Disconnecting camunda-1

Applying the isolated label on camunda-1 causes the cluster to reach an unhealthy state, since it has now suffered 2 node losses. The remaining node, camunda-2, cannot form a cluster and is unable to proceed in the startup sequence to start initiating backups.

Rejoining brokers

Removing the label from the disconnected pods,

kubectl label pod camunda-0 isolated-
kubectl label pod camunda-1 isolated-

causes yet another handover, this time back to the camunda-0 node, and the schedule's execution continues as expected.

next-backup

next-backup-execution

Bonus: Retention

Having the cluster running long enough causes retention to kick in, so its metrics and results are also available in the dashboard. We can see that we have 3 backups deleted for each partition.

retention

We also see the earliest backup still present that was not picked up by retention, 1773840375165. Looking in the logs, we can also confirm its execution time, 15:26.

retention-earliest

Since our backups started at 15:17, we expect to have backups available at the following timestamps:

  • 15:17
  • 15:20
  • 15:23
  • 15:26
  • 15:29...

Since retention was executed at 15:55, the reported count of backups pruned is on par with what's expected. Backups taken at 15:17, 15:20, and 15:23 all satisfy being 30 minutes before the retention mechanism execution.

Conclusion

In this experiment, we've validated that the checkpoint and backup scheduler can maintain the configured backup interval while surviving broker disconnects and topology changes.
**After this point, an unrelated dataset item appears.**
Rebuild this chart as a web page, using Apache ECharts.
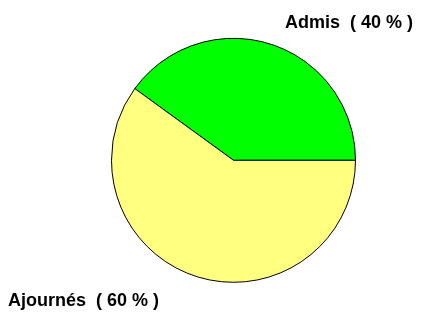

The service successfully demonstrated automatic failover, transferring from camunda-0 to camunda-1 when the primary broker was isolated, and seamlessly returning control when the original broker rejoined the cluster.

Key findings include:

  1. Automatic failover: The scheduler service correctly reassigns to the next available broker with the lowest ID when the current scheduler node becomes unavailable
  2. Dynamic interval adjustment: The scheduler adapts its timing to compensate for disruptions, ensuring backups remain on schedule despite temporary delays
  3. Retention reliability: The retention mechanism functions properly, maintaining the configured rolling window and properly cleaning up expired backups

These results confirm that operators can rely on the checkpoint scheduler to maintain continuous backup operations even with cluster-level disruptions, guaranteeing the system's ability to properly maintain the configured schedule without manual intervention.